I-REIT Framework and SCRA – Locating the Problem 

REITs in India are registered as a Trust with SEBI,1under the Securities and Exchange Board of India (Debenture Trustees) Regulations, 1993, and regulated by the REIT Regulations, which are amended regularly. Every REIT has various stakeholder; namely, Managers, Trustees, Sponsors, and Unitholders. While managers provide investment management services to the Trust, the Trustee holds the assets, for the benefit of the unit holders (beneficiaries).2 Much like the Board of Directors of a company, even the Trustees have a fiduciary responsibility towards the unitholders, which the managers don’t. Another important stakeholder is the Sponsor/Sponsor Group, who inject their assets into the initial portfolio of the trust and appoint the trustee, and thus play a crucial role in the initial stages of setting up an REIT.  The main purpose of the REIT however is to invest in commercial real estate assets, which are divided into units and traded on stock exchanges. These trusts are established for the benefit of unitholders, who receive rental distributions. 

The Securities Contracts (Regulation) Act, 1956 (SCRA) defines the scope of securities within the Indian regulatory framework. It defines ‘securities’, and intriguingly includes the term ‘units’. However, the SCRA refrains from offering a precise and comprehensive explanation of what these ‘units’ encompass. SCRA’s definition of securities, however, is not exhaustive, and Courts have maintained that the term must be interpreted widely. The lack of a specific statutory definition under SCRA makes it difficult to ascertain if REIT units fall under SCRA’s ambit.  

Making a Case for Inclusion of REIT Units within the Ambit of ‘Securities’ 

The SCRA limits the scope of securities to marketable securities of a ‘company’ or a ‘body corporate’3. The question of classification of REIT is dealt with by two statues. While SEBI Regulations classify REITs as trusts, the Foreign Exchange Management (Non-Debt Instruments) Rules,2019 define REITs as an ‘investment vehicle’4. The SCRA makes no explicit mention of either of these terms, raising the question if trusts or investment vehicles can fall under ‘other marketable securities.  

The marketability criteria purports that an instrument must be freely bought and sold in a market regardless of whether it is listed in a stock exchange. It is argued that the absence of any explicit terms restricting or barring transfer of REITs implies that they are transferrable, and hence marketable.
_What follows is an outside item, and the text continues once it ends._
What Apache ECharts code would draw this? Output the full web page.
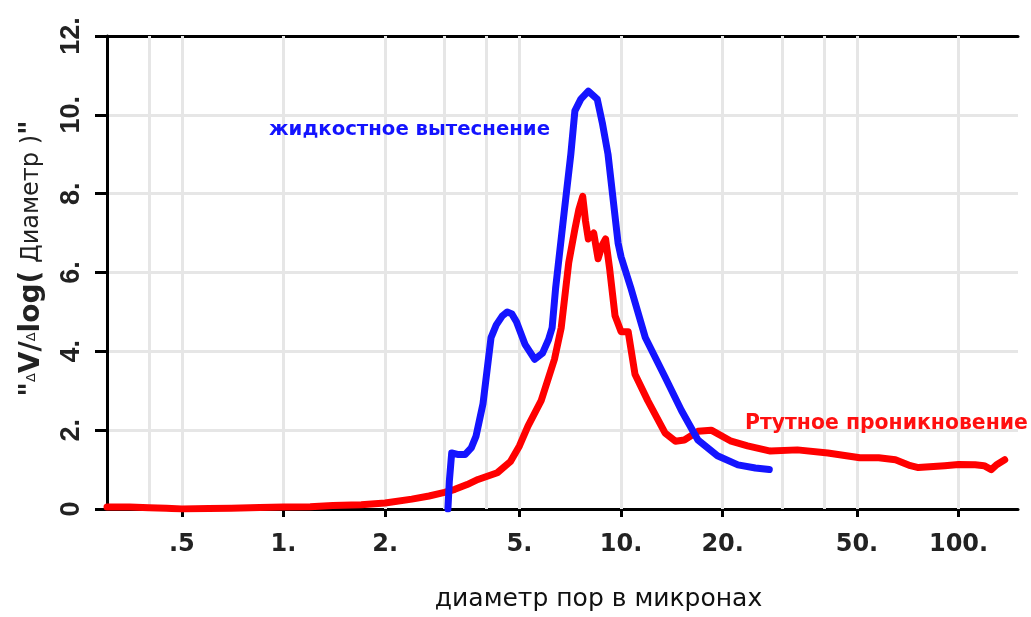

A similar line of argument was accepted by the Court, when it held that OFCDs are marketable. Marketability in this context is closely linked with transferability, and thus the test of marketability implies that an instrument must not only be capable of being sold in the market, but also freely transferrable. REITs can raise capital from investors through issuance of units via initial offer, which is collectively used to invest in real estate assets. Post the initial offer, Regulation 16 mandates REITs to be listed on a recognized stock exchange, where the trade of individual REIT units is governed by the bye-laws of the respective stock exchange. Further, Regulation 19 clearly states that REIT units are fully transferrable. Thus, the absence of explicit restrictions on transfer affirms the marketability and transferability of REIT units. 

In the past, the Court has also considered the purpose of the instrument to decisively determine its nature. Thus, an instrument that is marketable and issued for the purpose of investment falls under Section 2(h). This test purports that the instrument must be issued in an investment context. The definition clause itself explicitly refers to “real estate investment trust” as an investment vehicle. Regulation 13 prescribes the investment criteria for REITs. It specifies that a REIT shall invest in income-generating real estate assets, thus highlighting the core investment nature of REITs. Further, from the unitholder’s perspective too, Regulations 18 and 20 talk about Public Issue Allotment and Minimum Public Shareholding respectively, both of which are typical features of investment offerings.  

Thus, it is argued that because REIT units are marketable, transferrable and issued for the purpose of investment, they are under the ambit of ‘securities’ und thus the SCRA is applicable to REIT units too.  Further, it is also argued that the SCRA is an essential regulatory framework, which cannot be replaced by the REIT Guidelines. The aim of The Securities Contracts (Regulation) Act, 1956 is to prevent undesirable and unethical securities transactions. Though The Securities and Exchange Board of India (Real Estate Investment Trusts) Regulations, 2014 (REIT Regulations) regulations provide a regulatory framework for REITs in India, and both largely aim at investor protection, they have varied functions. While SCRA regulates stock exchanges, brokers, intermediaries, and various other entities involved in the broader securities market, whereas REIT Regulations focus on the specific structure, governance, and operation of REITs and set criteria for their formation and operation. Thus, given the difference in their purpose and scope, the same is not a case of overlapping legislation or concurrent jurisdiction; it is thus argued that both the SCRA and the REIT Regulations are essential for regulating the REIT framework. 


Similar to investment in stocks as provided by mutual funds I-RIETS too provide a secure way for investors to invest in commercial real estate. The consequent rise in popularity of REITs calls for a well-defined framework. The lack of explicit guidance within the SCRA framework has led to diverse interpretations, with the courts favouring a broad perspective on the definition of ‘securities.’ The case for including REIT units within this ambit rests on their marketability and transferability, coupled with their issuance for investment purposes. Despite the existence of REIT Regulations, the article argues that the SCRA remains indispensable for its specific focus on preventing undesirable and unethical securities transactions. Hence, the article concludes that both the SCRA and REIT Regulations play crucial and non-overlapping roles in effectively regulating the REIT framework in India.